Mais vous ne pourrez pas faire autrement que d’intégrer cette problématique dans l’élaboration de votre schéma pour l’organisation des soins. Avec en corolaire, la création des maisons de santé, dans certains territoires qui deviennent des déserts médicaux. Vous ne pourrez pas faire autrement que d’avancer des idées, voire faire des propositions concrètes, car je vous rappelle, monsieur le Directeur, que tout cela est de la compétence pleine et entière de l’Etat et de l’ARS. Et à une période où la réforme territoriale a tendance à nous recentrer sur nos compétences obligatoires, comprenez que nous fassions de même avec l’Etat, surtout dans un domaine aussi sensible que la santé.
Deuxième point. Même s’il est fortement imprégné de sanitaire, votre document nous interpelle et nous intéresse au plus haut point. En effet, vous y parlez promotion de la santé, d’éducation à la santé, de prévention, de dépistage… Et toutes ces initiatives recoupent automatiquement nos domaines de compétence.
· Parce que la grossesse, la périnatalité et la petite enfance, sont en partie dans nos compétences. Et c’est, par excellence, le domaine de la prévention.
· Parce que le handicap congénital ou acquis, c’est dans nos compétences. Et c’est par obligation, le domaine de la prévention, de l’éducation, du dépistage et d’environnement adapté.
· Parce que la personne âgée est de notre compétence et que l’augmentation de l’espérance de vie fait que la personne âgée est maintenant, bien souvent, un condensé de poly pathologies ; d’où l’intérêt de l’information, du dépistage de l’anticipation et de la prévention.
· Parce que, enfin, nous avons fait, de la jeunesse, une de nos priorités et que l’éducation à la santé, la lutte contre les addictions et l’accès aux soins sont des passages obligatoires pour une politique de la jeunesse.
Dernier point que je me dois d’évoquer. Les derniers chiffres de l’ORS, parus dans la presse récemment, montrent que la Région Nord-Pas-de-Calais reste encore la championne de la mauvaise santé. Pourtant, étant habitué à ces états des lieux réguliers, j’y vois quelques lueurs d’espoir et je ressens quelques frémissements d’optimisme. Ce qui veut dire implicitement, monsieur le Directeur, qu’il ne faut pas baisser la garde et qu’il ne faut surtout pas relâcher l’effort.
Nous ne sommes pas mieux ! Nous sommes un peu moins pires !! Et comme je vous l’ai déjà dit : « A force d’être moins pires, on sera, un jour, peut-être meilleurs ! »

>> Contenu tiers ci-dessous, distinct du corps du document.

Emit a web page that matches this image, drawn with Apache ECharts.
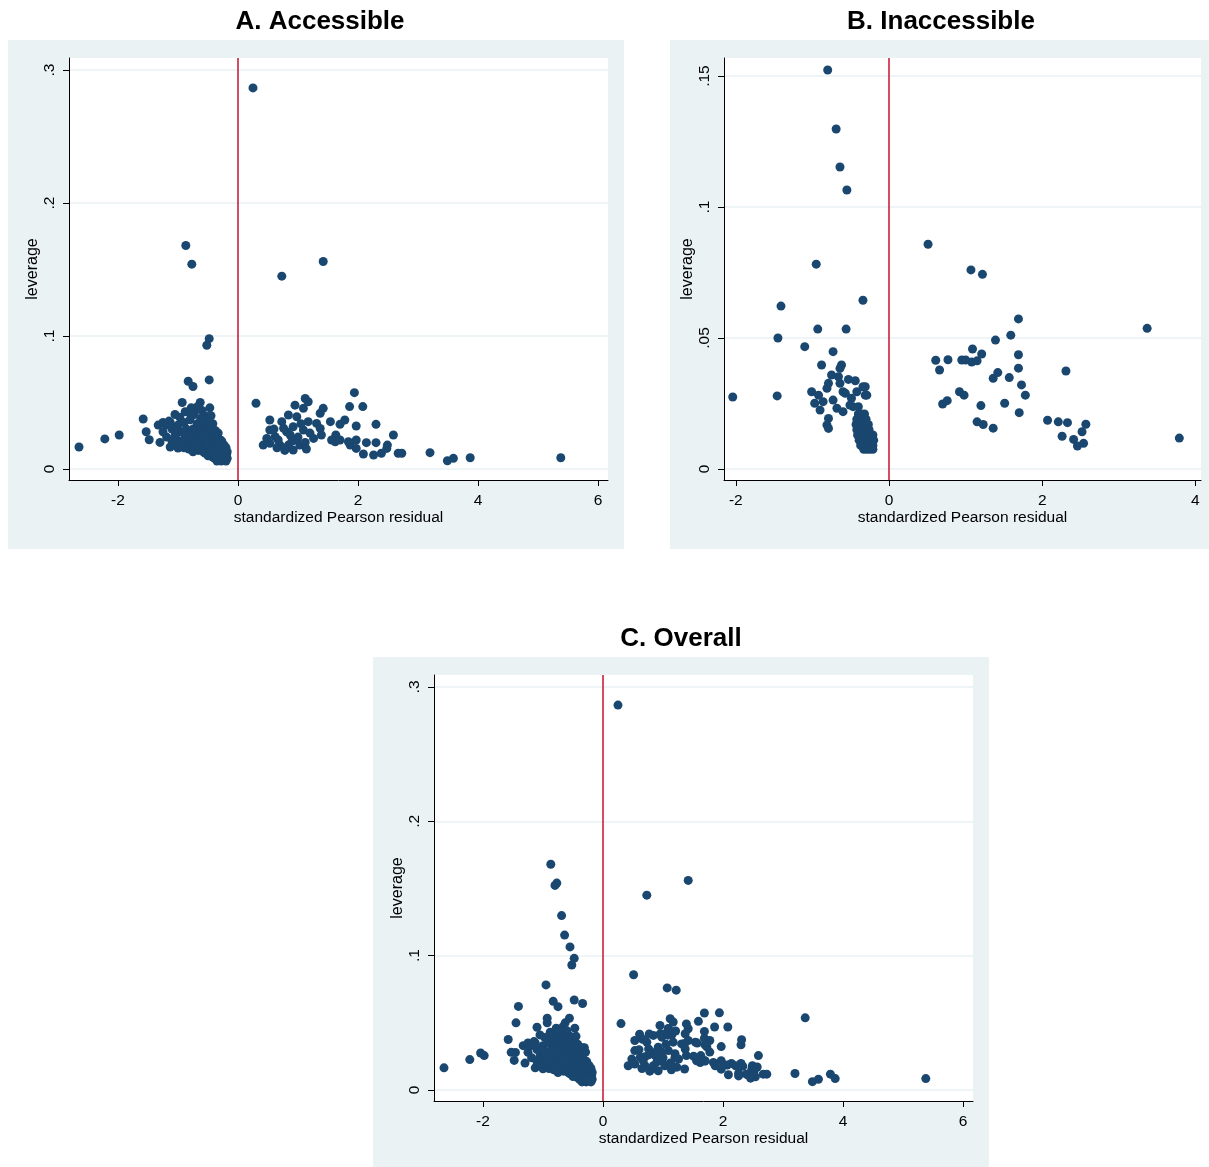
<!DOCTYPE html>
<html><head><meta charset="utf-8">
<script src="https://cdn.jsdelivr.net/npm/echarts@6/dist/echarts.min.js"></script>
<style>html,body{margin:0;padding:0;background:#fff}#c{width:1209px;height:1167px}</style>
</head><body><div id="c"></div>
<script>
// ---- Data (standardized Pearson residual, leverage) ----
const panelTitles = ['A. Accessible', 'B. Inaccessible', 'C. Overall'];
const xAxisTitle = 'standardized Pearson residual';
const yAxisTitle = 'leverage';

const xTicksA = [-2, 0, 2, 4, 6];
const xLabelsA = ['-2', '0', '2', '4', '6'];
const yTicksA = [0, 0.1, 0.2, 0.3];
const yLabelsA = ['0', '.1', '.2', '.3'];
const xTicksB = [-2, 0, 2, 4];
const xLabelsB = ['-2', '0', '2', '4'];
const yTicksB = [0, 0.05, 0.1, 0.15];
const yLabelsB = ['0', '.05', '.1', '.15'];

// Accessible: isolated points, left side
const accessibleLeft = [
  [-2.65,0.0165],[-2.22,0.0226],[-1.98,0.0256],[-1.58,0.0376],[-1.53,0.028],[-1.48,0.022],
  [-0.93,0.05],[-0.63,0.05],[-0.47,0.046],[-1.05,0.041],[-0.8,0.042],[-0.72,0.044],
  [-1.33,0.033],[-1.25,0.035],[-1.3,0.02],[-1.13,0.0165],[-1.0,0.0158],[-1.13,0.035],[-1.02,0.022],[-1.19,0.024],
  [-0.87,0.168],[-0.77,0.154],[-0.48,0.098],[-0.52,0.093],[-0.83,0.066],[-0.75,0.062],[-0.48,0.067]
];
// Accessible: dense cluster just left of zero
const accessibleCluster = [
  [-1.25,0.028],[-1.2,0.033],[-1.15,0.036],[-1.1,0.03],[-1.05,0.025],[-1.0,0.033],[-0.97,0.039],[-0.95,0.028],
  [-0.93,0.021],[-0.9,0.035],[-0.88,0.043],[-0.86,0.03],[-0.85,0.018],[-0.83,0.025],[-0.8,0.037],[-0.78,0.046],
  [-0.77,0.02],[-0.75,0.03],[-0.73,0.041],[-0.72,0.016],[-0.7,0.025],[-0.68,0.034],[-0.67,0.047],[-0.65,0.02],
  [-0.63,0.029],[-0.62,0.038],[-0.6,0.015],[-0.6,0.044],[-0.58,0.024],[-0.57,0.033],[-0.55,0.012],[-0.55,0.04],
  [-0.53,0.019],[-0.52,0.028],[-0.5,0.036],[-0.5,0.014],[-0.48,0.023],[-0.47,0.031],[-0.46,0.01],[-0.45,0.04],
  [-0.44,0.018],[-0.43,0.027],[-0.42,0.034],[-0.41,0.012],[-0.4,0.022],[-0.39,0.008],[-0.38,0.029],[-0.37,0.016],
  [-0.36,0.024],[-0.35,0.011],[-0.34,0.02],[-0.33,0.027],[-0.32,0.007],[-0.31,0.014],[-0.3,0.022],[-0.3,0.018],
  [-0.29,0.01],[-0.28,0.017],[-0.27,0.013],[-0.27,0.021],[-0.26,0.008],[-0.25,0.015],[-0.24,0.011],[-0.23,0.018],
  [-0.22,0.009],[-0.21,0.013],[-0.2,0.016],[-0.19,0.011],[-0.18,0.008],[-0.18,0.013],[-0.2,0.006],[-0.24,0.007],
  [-0.28,0.006],[-0.35,0.006],[-0.42,0.009],[-0.5,0.01],[-0.58,0.013],[-0.66,0.014],[-0.75,0.013],[-0.82,0.015],
  [-0.9,0.016],[-0.42,0.016],[-0.38,0.02],[-0.34,0.015],[-0.46,0.026],[-0.52,0.022],[-0.56,0.018],[-0.62,0.022],
  [-0.68,0.019],[-0.7,0.028],[-0.64,0.033],[-0.58,0.037],[-0.54,0.032],[-0.48,0.035],[-0.44,0.031],[-0.4,0.026],
  [-0.36,0.019],[-0.32,0.018],[-0.26,0.012],[-0.22,0.014],[-0.3,0.012],[-0.38,0.013],[-0.45,0.014],[-0.5,0.018],
  [-0.55,0.024],[-0.62,0.026],[-0.76,0.024],[-0.8,0.021],[-0.88,0.024],[-0.95,0.018],[-1.05,0.019],[-1.1,0.021],
  [-1.02,0.029]
];
// Accessible: right side
const accessibleRight = [
  [0.25,0.2865],[0.73,0.145],[1.42,0.156],[0.3,0.0494],
  [1.94,0.0574],[1.86,0.0469],[2.08,0.0469],[2.3,0.0336],[1.97,0.0323],[1.54,0.0356],[1.7,0.0336],[1.78,0.0368],
  [2.59,0.0256],[2.14,0.0198],[2.3,0.0198],[2.49,0.018],[2.09,0.0113],[2.26,0.0105],[2.39,0.0118],[2.67,0.0118],
  [1.63,0.0256],[1.62,0.0205],[1.7,0.0218],[1.84,0.0205],[1.97,0.0218],[1.97,0.0155],[1.87,0.018],[1.56,0.0218],
  [2.48,0.0155],[2.73,0.0118],[3.2,0.0123],[3.49,0.0062],[3.59,0.008],[3.87,0.0085],[5.38,0.0085],
  [1.12,0.053],[1.17,0.0506],[0.95,0.048],[1.09,0.0456],[1.42,0.0456],[1.37,0.0419],[0.84,0.0406],[0.98,0.0393],
  [0.53,0.0368],[0.73,0.0356],[1.17,0.0356],[1.31,0.0343],[0.92,0.0318],[1.09,0.0293],[1.37,0.0305],[0.53,0.0293],
  [0.81,0.028],[0.87,0.0256],[1.26,0.023],[1.39,0.0256],[0.48,0.023],[0.62,0.0243],[0.42,0.018],[0.53,0.0193],
  [0.7,0.018],[0.84,0.018],[0.92,0.0143],[1.03,0.018],[0.67,0.0218],[0.98,0.0218],[0.76,0.0306],[1.0,0.024],
  [1.12,0.02],[1.2,0.027],[0.6,0.03],[0.9,0.021],[1.05,0.034],[0.65,0.016],[1.14,0.015],[0.78,0.014]
];

// Inaccessible: left side (scattered)
const inaccessibleLeft = [
  [-2.04,0.0275],[-1.41,0.0622],[-1.45,0.05],[-1.46,0.0279],[-0.95,0.0782],[-0.93,0.0534],[-0.56,0.0534],
  [-0.34,0.0644],[-0.8,0.1523],[-0.69,0.1298],[-0.64,0.1153],[-0.55,0.1065],
  [-1.1,0.0467],[-0.73,0.0448],[-0.88,0.0397],[-0.62,0.0397],[-0.64,0.0384],[-0.75,0.0359],[-0.66,0.0352],
  [-0.53,0.0342],[-0.44,0.0337],[-0.79,0.0327],[-0.81,0.0308],[-0.64,0.0327],[-0.6,0.0295],[-1.01,0.0295],
  [-0.92,0.0282],[-0.73,0.0263],[-0.86,0.0257],[-0.97,0.0251],[-0.9,0.0225],[-0.68,0.0232],[-0.79,0.0193],
  [-0.81,0.0168],[-0.79,0.0155],[-0.57,0.0289],[-0.51,0.0244],
  [-0.42,0.0295],[-0.31,0.0282],[-0.49,0.027],[-0.47,0.0238],[-0.34,0.0314],[-0.6,0.0219],[-0.31,0.0314],
  [-0.29,0.0282],[-0.4,0.0238]
];
// Inaccessible: dense strip just left of zero
const inaccessibleCluster = [
  [-0.4,0.021],[-0.36,0.021],[-0.32,0.021],
  [-0.42,0.019],[-0.38,0.019],[-0.34,0.019],[-0.3,0.019],
  [-0.43,0.017],[-0.39,0.017],[-0.35,0.017],[-0.31,0.017],[-0.27,0.017],
  [-0.42,0.015],[-0.38,0.015],[-0.34,0.015],[-0.3,0.015],[-0.26,0.015],
  [-0.41,0.013],[-0.37,0.013],[-0.33,0.013],[-0.29,0.013],[-0.25,0.013],[-0.21,0.013],
  [-0.39,0.011],[-0.35,0.011],[-0.31,0.011],[-0.27,0.011],[-0.23,0.011],[-0.2,0.011],
  [-0.37,0.009],[-0.33,0.009],[-0.29,0.009],[-0.25,0.009],[-0.21,0.009],
  [-0.33,0.0075],[-0.29,0.0075],[-0.25,0.0075],[-0.21,0.0075]
];
// Inaccessible: right side
const inaccessibleRight = [
  [0.51,0.0858],[1.07,0.076],[1.22,0.0743],[1.69,0.0573],[1.59,0.0511],[1.39,0.0492],[3.37,0.0537],
  [1.09,0.0458],[1.21,0.0439],[0.61,0.0415],[0.77,0.0417],[0.95,0.0416],[1.0,0.0416],[1.08,0.0408],[1.15,0.0413],
  [0.66,0.0378],[1.69,0.0436],[1.69,0.0385],[2.31,0.0374],[1.42,0.0368],[1.36,0.0346],[1.57,0.0349],[1.73,0.0321],
  [1.78,0.0282],[0.92,0.0295],[0.98,0.0282],[0.7,0.0248],[0.76,0.0261],[1.2,0.0242],[1.51,0.0251],[1.7,0.0215],
  [1.15,0.018],[1.23,0.017],[1.36,0.0156],[2.07,0.0186],[2.21,0.018],[2.33,0.0177],[2.57,0.0171],[2.52,0.0142],
  [2.26,0.0125],[2.41,0.0113],[2.54,0.0098],[2.46,0.0088],[3.79,0.0118]
];

const accessible = accessibleLeft.concat(accessibleCluster, accessibleRight);
const inaccessible = inaccessibleLeft.concat(inaccessibleCluster, inaccessibleRight);
const overall = accessible.concat(inaccessible);

// ---- Styling / layout ----
const FONT = 'Liberation Sans, Arial, Helvetica, sans-serif';
const BG = '#eaf2f3';
const NAVY = '#1a476f';
const RED = '#c8102e';

function labeler(ticks, labels) {
  return function (v) {
    for (let i = 0; i < ticks.length; i++) if (Math.abs(ticks[i] - v) < 1e-9) return labels[i];
    return '';
  };
}
function xAxisCfg(gi, min, max, ticks, labels) {
  return {
    gridIndex: gi, type: 'value', min: min, max: max,
    name: xAxisTitle, nameLocation: 'middle', nameGap: 30,
    nameTextStyle: { fontFamily: FONT, fontSize: 15.5, color: '#000' },
    axisLine: { show: true, onZero: false, lineStyle: { color: '#000', width: 1 } },
    axisTick: { show: true, length: 6, customValues: ticks, lineStyle: { color: '#000' } },
    axisLabel: { customValues: ticks, formatter: labeler(ticks, labels), margin: 13,
      fontFamily: FONT, fontSize: 15.5, color: '#000' },
    splitLine: { show: false }
  };
}
function yAxisCfg(gi, min, max, ticks, labels) {
  return {
    gridIndex: gi, type: 'value', min: min, max: max,
    name: yAxisTitle, nameLocation: 'middle', nameGap: 28, nameRotate: 90,
    nameTextStyle: { fontFamily: FONT, fontSize: 16, color: '#000' },
    axisLine: { show: true, onZero: false, lineStyle: { color: '#000', width: 1 } },
    axisTick: { show: true, length: 6, customValues: ticks, lineStyle: { color: '#000' } },
    axisLabel: { customValues: ticks, formatter: labeler(ticks, labels), margin: 11, rotate: 90,
      fontFamily: FONT, fontSize: 15.5, color: '#000' },
    splitLine: { show: true, lineStyle: { color: BG, width: 1.5 } }
  };
}
function scatterCfg(i, data) {
  return {
    type: 'scatter', xAxisIndex: i, yAxisIndex: i, data: data,
    symbol: 'circle', symbolSize: 9, itemStyle: { color: NAVY, opacity: 1 },
    silent: true, animation: false, z: 3,
    markLine: { silent: true, symbol: 'none', animation: false, label: { show: false },
      lineStyle: { color: RED, width: 1.5, type: 'solid' }, data: [{ xAxis: 0 }] }
  };
}
function titleText(txt, x, y) {
  return { type: 'text', z: 10, silent: true, x: x, y: y,
    style: { text: txt, fill: '#000', font: 'bold 26px ' + FONT, align: 'center', verticalAlign: 'middle' } };
}

const chart = echarts.init(document.getElementById('c'), null, { renderer: 'canvas' });
chart.setOption({
  animation: false,
  backgroundColor: '#fff',
  graphic: [
    { type: 'rect', z: -100, silent: true, shape: { x: 8, y: 40, width: 616, height: 509 }, style: { fill: BG } },
    { type: 'rect', z: -100, silent: true, shape: { x: 670, y: 40, width: 539, height: 509 }, style: { fill: BG } },
    { type: 'rect', z: -100, silent: true, shape: { x: 373, y: 657, width: 616, height: 510 }, style: { fill: BG } },
    titleText(panelTitles[0], 320, 22),
    titleText(panelTitles[1], 941, 22),
    titleText(panelTitles[2], 681, 639)
  ],
  grid: [
    { left: 69, top: 58, width: 539, height: 422, show: true, backgroundColor: '#fff', borderWidth: 0 },
    { left: 724, top: 58, width: 477, height: 422, show: true, backgroundColor: '#fff', borderWidth: 0 },
    { left: 434, top: 675, width: 539, height: 426, show: true, backgroundColor: '#fff', borderWidth: 0 }
  ],
  xAxis: [
    xAxisCfg(0, -2.8167, 6.1667, xTicksA, xLabelsA),
    xAxisCfg(1, -2.154, 4.073, xTicksB, xLabelsB),
    xAxisCfg(2, -2.8167, 6.1667, xTicksA, xLabelsA)
  ],
  yAxis: [
    yAxisCfg(0, -0.00827, 0.309, yTicksA, yLabelsA),
    yAxisCfg(1, -0.0042, 0.1569, yTicksB, yLabelsB),
    yAxisCfg(2, -0.0082, 0.3089, yTicksA, yLabelsA)
  ],
  series: [
    scatterCfg(0, accessible),
    scatterCfg(1, inaccessible),
    scatterCfg(2, overall)
  ]
});
</script></body></html>
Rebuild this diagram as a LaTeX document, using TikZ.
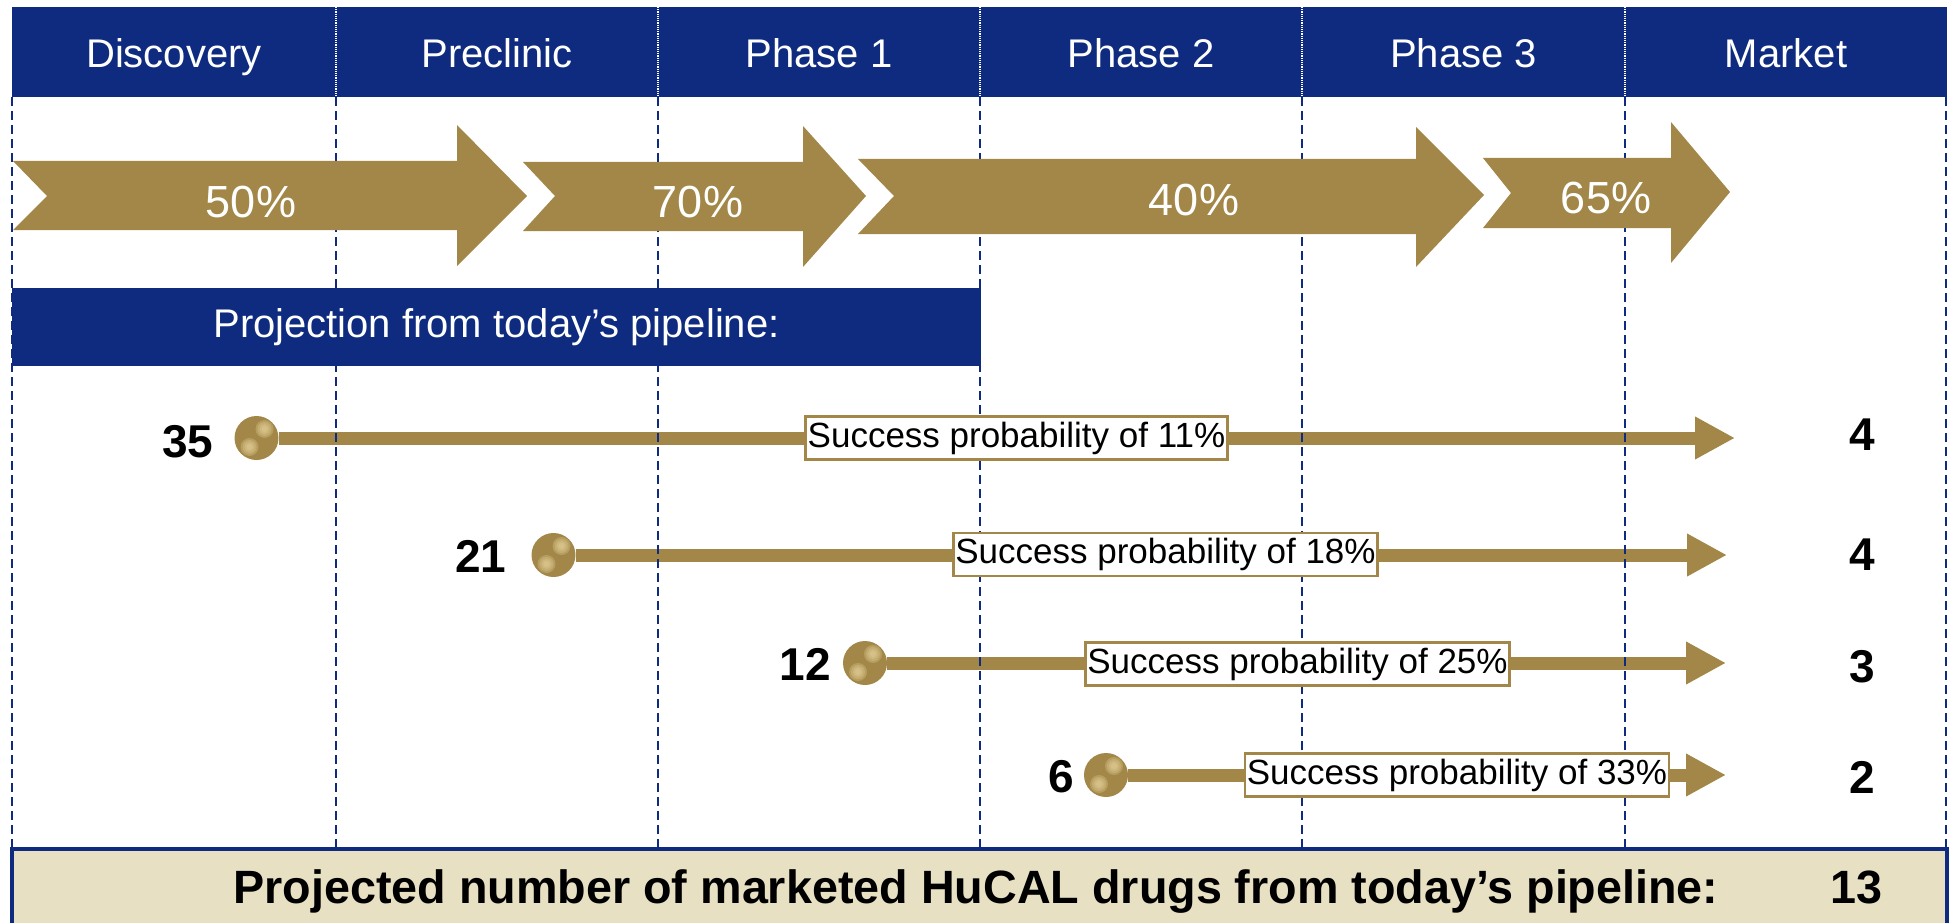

Voilà, monsieur le Directeur, succinctement quelques avis sur votre document d’orientation. Avis qu’on peut résumer ainsi :
- Il faudra, encore et toujours, conforter nos acquis
- Il faudra s’attaquer, encore et toujours, à certains déterminants de santé qui sont la cause de tous nos malheurs.
- Il faudra lier et recouper vos programmes d’action avec certaines compétences détenues par d’autres et, en particulier, par nous.
- Et pour faire tout cela, il faudra, encore et toujours, réclamer un traitement inégalitaire de notre territoire. Le malheur sanitaire n’est pas programmé génétiquement, monsieur le Directeur et, tout à l’heure, sur une de vos diapos, il était noté : « Il n’y a pas de fatalité. ». Alors, il faut réclamer encore et toujours plus de moyens.
Vous avez écrit, dans ce document que « la maitrise de la croissance des dépenses est une nécessité ». Nécessité comptable peut-être, Monsieur le directeur, mais ce n’est pas une obligation morale… Surtout quand on veut changer l’ordre des choses et modifier non pas le parcours, mais les chemins de vie.
Monsieur le directeur de l’ARS. Vous êtes du coin. Aussi, nous ne doutons pas que vous soyez comme nous : c'est-à-dire porteur d’un véritable sentiment d’injustice, donc de rébellion, donc de revendication au profit d’une population qui le mérite.
Et sachez que quand un organisme malade est, en plus, touché par le syndrome de la rigueur budgétaire, on peut le guérir en donnant des doses massives de justice, d’équité, de solidarité et de bonheur.
C’est un traitement qui peut coûter cher mais la guérison et le bien-être, ca n’a pas de prix.
Je vous remercie de votre attention.